Ukraine, the second-largest Republic in the European part of the former Soviet Union, was at the centre of the Second World War and the Holocaust. It is estimated that five to six million Ukrainians died during the war, including around 630,000 Jews.
In mid-September 1939, following the Soviet occupation of eastern Poland in accordance with the Hitler-Stalin Pact – a secret German-Soviet agreement –, the south-east of Poland became part of the Soviet Ukraine. The oppression of the local population was now an everyday occurrence. In summer 1941, the German attack on the Soviet Union initially affected these very regions. Right from the start of the invasion the Jewish population was accused of supporting the Soviet powers and became the target of brutal attacks. These attacks were often the work of nationalist Ukrainians, who initially welcomed the advance of the Wehrmacht. German SS Einsatzgruppen and allied Rumanian units soon began to carry out mass shootings of Jews. The Babyn Yar ravine near Kiev, where German units and Ukrainian militia murdered over 33,700 Jews over two days in September 1941, has since become a global symbol of the genocide of Jews. The non-Jewish population was also a target for persecution. National Socialist racist ideology classed Ukrainians, as all »Slavs«, as »subhuman«. The occupiers looted the country, deported way over one million civilians to carry out forced labour and publicly executed hostages. By 1943 a partisan war against the Wehrmacht was raging along with the campaign of the nationalist »Ukrayinska Povstanska Armiya« (Ukrainian Rebel Army or UPA) against the Soviets and the Polish population in western Ukraine. The number of Poles to die in the process lies way over 100,000. From 1944 the Ukraine was again part of the Soviet Union and also encompassed former territories in eastern Poland. The UPA continued its campaign until the mid-1950s. The Soviet authorities deported around 300,000 Ukrainians to Siberia to counter the resistance.

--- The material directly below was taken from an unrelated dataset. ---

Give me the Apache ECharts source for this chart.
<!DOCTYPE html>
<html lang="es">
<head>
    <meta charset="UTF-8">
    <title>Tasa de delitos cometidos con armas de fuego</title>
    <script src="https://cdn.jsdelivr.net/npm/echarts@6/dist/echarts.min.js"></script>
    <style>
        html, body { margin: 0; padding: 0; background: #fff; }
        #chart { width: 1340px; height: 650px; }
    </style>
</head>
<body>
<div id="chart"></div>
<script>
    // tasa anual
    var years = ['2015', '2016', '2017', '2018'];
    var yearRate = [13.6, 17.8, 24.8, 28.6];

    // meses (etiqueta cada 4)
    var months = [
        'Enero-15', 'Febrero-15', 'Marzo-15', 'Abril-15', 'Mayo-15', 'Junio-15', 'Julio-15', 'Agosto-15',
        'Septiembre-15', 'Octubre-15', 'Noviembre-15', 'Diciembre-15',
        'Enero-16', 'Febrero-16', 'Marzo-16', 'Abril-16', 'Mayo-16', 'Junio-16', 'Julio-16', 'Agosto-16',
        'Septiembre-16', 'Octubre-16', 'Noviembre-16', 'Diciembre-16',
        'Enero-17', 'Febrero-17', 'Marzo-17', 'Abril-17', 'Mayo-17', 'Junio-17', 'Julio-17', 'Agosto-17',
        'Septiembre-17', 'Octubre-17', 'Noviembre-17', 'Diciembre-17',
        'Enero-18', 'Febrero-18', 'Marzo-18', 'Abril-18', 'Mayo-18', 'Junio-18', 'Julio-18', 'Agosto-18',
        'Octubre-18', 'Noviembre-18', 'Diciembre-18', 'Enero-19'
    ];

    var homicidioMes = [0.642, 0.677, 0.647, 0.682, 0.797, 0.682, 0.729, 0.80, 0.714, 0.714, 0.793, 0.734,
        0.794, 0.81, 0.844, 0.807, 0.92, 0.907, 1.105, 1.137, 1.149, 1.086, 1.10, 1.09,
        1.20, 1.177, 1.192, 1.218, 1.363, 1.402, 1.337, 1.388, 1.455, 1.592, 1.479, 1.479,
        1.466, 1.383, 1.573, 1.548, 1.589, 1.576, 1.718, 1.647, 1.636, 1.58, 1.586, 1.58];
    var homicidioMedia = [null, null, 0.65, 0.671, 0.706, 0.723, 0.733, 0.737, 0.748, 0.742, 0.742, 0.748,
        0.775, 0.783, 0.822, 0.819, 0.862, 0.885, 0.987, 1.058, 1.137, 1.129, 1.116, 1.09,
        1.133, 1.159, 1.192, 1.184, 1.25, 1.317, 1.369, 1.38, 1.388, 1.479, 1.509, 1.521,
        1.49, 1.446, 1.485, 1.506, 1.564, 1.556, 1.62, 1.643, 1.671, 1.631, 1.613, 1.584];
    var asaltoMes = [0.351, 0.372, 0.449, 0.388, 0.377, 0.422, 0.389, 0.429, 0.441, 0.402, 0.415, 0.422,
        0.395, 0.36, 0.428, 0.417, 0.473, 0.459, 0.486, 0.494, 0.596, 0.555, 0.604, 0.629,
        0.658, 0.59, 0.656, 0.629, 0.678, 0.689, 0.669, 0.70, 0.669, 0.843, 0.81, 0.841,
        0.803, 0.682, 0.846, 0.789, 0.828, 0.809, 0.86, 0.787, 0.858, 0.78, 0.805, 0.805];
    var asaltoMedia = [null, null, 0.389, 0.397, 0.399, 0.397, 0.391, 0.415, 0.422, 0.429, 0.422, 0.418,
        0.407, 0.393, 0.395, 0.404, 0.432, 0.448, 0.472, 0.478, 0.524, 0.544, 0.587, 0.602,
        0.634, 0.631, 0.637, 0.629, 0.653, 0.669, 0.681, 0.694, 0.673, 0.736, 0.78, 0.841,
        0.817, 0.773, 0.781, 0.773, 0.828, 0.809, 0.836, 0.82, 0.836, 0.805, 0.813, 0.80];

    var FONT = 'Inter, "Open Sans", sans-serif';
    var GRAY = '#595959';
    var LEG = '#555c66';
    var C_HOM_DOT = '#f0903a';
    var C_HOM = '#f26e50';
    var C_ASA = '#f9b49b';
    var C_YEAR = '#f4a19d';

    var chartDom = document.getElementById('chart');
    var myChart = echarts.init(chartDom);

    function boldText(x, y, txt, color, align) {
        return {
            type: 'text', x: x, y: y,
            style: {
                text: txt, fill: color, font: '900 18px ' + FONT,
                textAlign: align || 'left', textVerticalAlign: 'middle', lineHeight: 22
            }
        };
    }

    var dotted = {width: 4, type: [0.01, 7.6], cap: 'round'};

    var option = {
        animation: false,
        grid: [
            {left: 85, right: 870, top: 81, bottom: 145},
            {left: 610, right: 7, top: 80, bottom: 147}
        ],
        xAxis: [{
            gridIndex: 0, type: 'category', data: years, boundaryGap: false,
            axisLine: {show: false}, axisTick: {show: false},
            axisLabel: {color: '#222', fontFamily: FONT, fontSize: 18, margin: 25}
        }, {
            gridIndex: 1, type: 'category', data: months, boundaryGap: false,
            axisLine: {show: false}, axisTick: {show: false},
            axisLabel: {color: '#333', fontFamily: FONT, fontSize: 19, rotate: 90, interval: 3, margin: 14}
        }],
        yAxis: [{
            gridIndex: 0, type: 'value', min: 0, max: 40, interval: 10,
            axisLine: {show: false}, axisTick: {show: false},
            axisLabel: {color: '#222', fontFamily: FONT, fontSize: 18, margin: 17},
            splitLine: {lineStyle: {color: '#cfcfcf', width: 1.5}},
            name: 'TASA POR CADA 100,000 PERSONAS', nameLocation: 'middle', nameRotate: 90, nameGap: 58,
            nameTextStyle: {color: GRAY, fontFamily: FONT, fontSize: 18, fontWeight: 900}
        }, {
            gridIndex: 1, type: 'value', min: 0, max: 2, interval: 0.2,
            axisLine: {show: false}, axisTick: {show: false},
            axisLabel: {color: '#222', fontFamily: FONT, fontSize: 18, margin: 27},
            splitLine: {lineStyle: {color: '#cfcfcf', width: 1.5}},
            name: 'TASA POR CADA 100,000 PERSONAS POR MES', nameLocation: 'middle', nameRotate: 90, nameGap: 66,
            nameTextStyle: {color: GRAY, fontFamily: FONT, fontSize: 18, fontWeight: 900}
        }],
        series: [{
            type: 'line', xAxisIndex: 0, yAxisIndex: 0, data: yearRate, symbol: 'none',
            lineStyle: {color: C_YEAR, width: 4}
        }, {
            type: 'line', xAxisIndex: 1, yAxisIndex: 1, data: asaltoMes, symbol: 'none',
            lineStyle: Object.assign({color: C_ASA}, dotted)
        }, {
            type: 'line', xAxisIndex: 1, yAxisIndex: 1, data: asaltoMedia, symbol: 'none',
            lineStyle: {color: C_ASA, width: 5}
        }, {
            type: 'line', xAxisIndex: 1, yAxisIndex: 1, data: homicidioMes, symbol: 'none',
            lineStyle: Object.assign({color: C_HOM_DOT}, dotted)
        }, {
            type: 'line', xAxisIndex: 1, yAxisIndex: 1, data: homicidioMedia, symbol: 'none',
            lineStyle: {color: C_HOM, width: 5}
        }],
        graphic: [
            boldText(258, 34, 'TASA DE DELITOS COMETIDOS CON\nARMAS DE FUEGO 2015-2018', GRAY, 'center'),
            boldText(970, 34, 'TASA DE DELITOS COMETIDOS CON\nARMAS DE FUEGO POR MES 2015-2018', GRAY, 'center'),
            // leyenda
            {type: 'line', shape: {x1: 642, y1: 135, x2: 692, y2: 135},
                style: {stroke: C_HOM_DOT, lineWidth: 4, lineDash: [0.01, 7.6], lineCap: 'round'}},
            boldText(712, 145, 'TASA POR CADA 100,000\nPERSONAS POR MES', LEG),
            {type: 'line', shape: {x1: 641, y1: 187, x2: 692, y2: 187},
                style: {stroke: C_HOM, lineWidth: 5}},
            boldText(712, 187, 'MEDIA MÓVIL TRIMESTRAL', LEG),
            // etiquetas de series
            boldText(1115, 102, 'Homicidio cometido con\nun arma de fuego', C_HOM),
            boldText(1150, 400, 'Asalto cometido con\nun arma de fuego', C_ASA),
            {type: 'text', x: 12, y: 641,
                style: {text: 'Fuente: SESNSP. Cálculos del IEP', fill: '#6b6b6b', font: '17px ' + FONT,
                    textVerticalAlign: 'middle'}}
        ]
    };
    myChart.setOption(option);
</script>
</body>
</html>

The Ukrainian culture of memory was aligned with the symbolic forms of remembrance found in the Soviet Union. Monumental sites of memory were constructed to celebrate the »victory« in the Great Patriotic War. It is only recently that victims have been remembered alongside the venerated heroes. In addition, a culture of memory centred on the campaign of the UPA has emerged in western Ukraine, with the UPA’s legacy being interpreted as a struggle for independence. Confrontation with anti-semitism and the collaboration with the German occupiers has only begun around 2000. With just a few exceptions, the mass shootings of Jews were ignored until the 1980s. It was not until 1991 that the government of independent Ukraine acknowledged Babyn Yar as a »symbol of Jewish martyrdom«. Long after gaining independence, Ukraine was still on the search for its national identity. The documentation of Soviet crimes – for example the state’s responsibility for the Great Famine (Holodomor) in 1922-23 that led to millions of deaths – has more significance in the establishment of a Ukrainian identity than learning about the Holocaust. Nevertheless, new memorial sites for the murdered Jews were established throughout the country, such as Drobitskiy Yar in Kharkiv or the Holocaust Museum in Odessa. On many mass grave sites new memorials were created, partially with German support. In Kiev, a new grand memorial site with global relevance was planned at Babyn Yar. These plans were put on hold with the beginning of the full-scale Russian invasion of Ukraine on February 24, 2022. What impact the current defensive war will have on Holocaust remembrance in the future remains to be seen.